No sabíamos lo que decíamos, pero ya sabíamos todo sobre
Dios: mientras nuestra mano era llevada suavemente de la
frente al pecho y de un hombro al otro, sentíamos la oscura
certeza de estar sumergidos en un océano de bondad.
También sabíamos de lágrimas, pero no estábamos solos, no
estábamos perdidos. Nosotros somos, y Dios es; Dios es Amor,
y nosotros somos en Dios. Eso sentíamos en el origen de
todos los saberes.
Luego fuimos a la catequesis y empezamos a cavilar
ingenuamente: ¿cómo puede Dios ser uno y tres a la vez?
Estudiamos teología, leímos libros muy doctos, indagamos el
dogma de la Trinidad, pero cuanto más sabíamos menos
entendíamos: un solo ser, pero tres personas distintas; tres
personas, pero no tres seres distintos; una sola esencia
divina y tres sujetos, pero no tres dioses, sino un Dios
único y a la vez trino.
Cada concepto plantea nuevas cuestiones, y cada explicación
se convierte en nuevo atolladero. Lo único claro es que por
ahí no vamos a ningún lado. Es que la Trinidad no es
cuestión de números: Dios no es ni uno ni tres. El dogma de
la Trinidad, tal como quedó formulado allá por el siglo IV,
en el Concilio de Nicea (325) y en el de Constantinopla
(381), se nos antoja un galimatías. Es un galimatías.

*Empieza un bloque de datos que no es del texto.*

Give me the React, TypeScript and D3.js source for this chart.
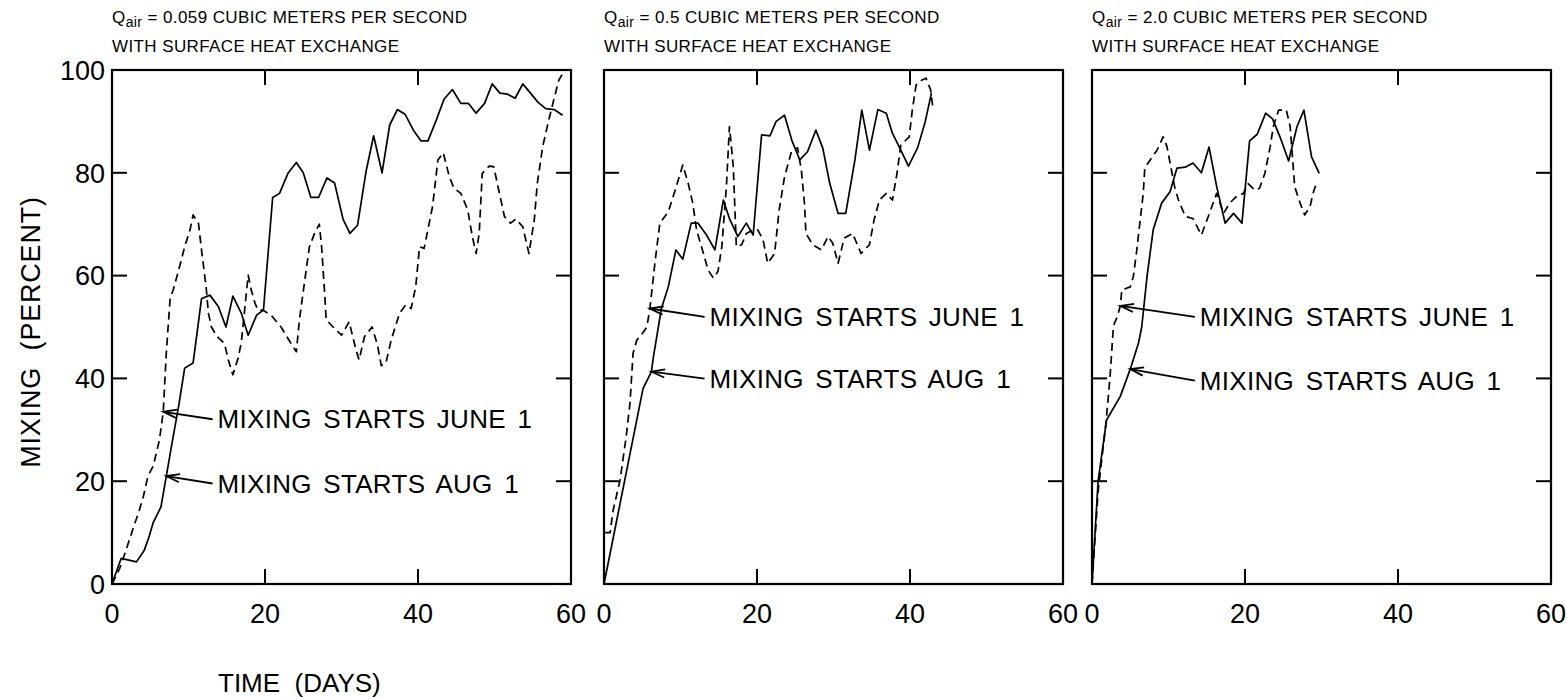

Expresaron la fe cristiana en términos torpes, tal vez
porque no pudieron hacer otra cosa y sin duda lo hicieron
con la mejor voluntad.
Sea como fuere, la Santísima Trinidad no son embrollos y
artificios de lenguaje. No son imaginaciones imposibles. La
Santísima Trinidad es un misterio de consuelo.
¿Qué es, pues, la Trinidad? Es el Misterio de la cercanía
compasiva, el Misterio de la relación cordial, el Misterio
de la alteridad y de la comunión. El Misterio que llamamos
Padre e Hijo y Espíritu Santo. El Misterio de Dios que nos
envuelve y libera.
La Escritura, en el libro de la Sabiduría, nos lo dice con
otras palabras: Dios es incesante energía creadora y
engendradora, es el que (la que) engendra y el que (la que)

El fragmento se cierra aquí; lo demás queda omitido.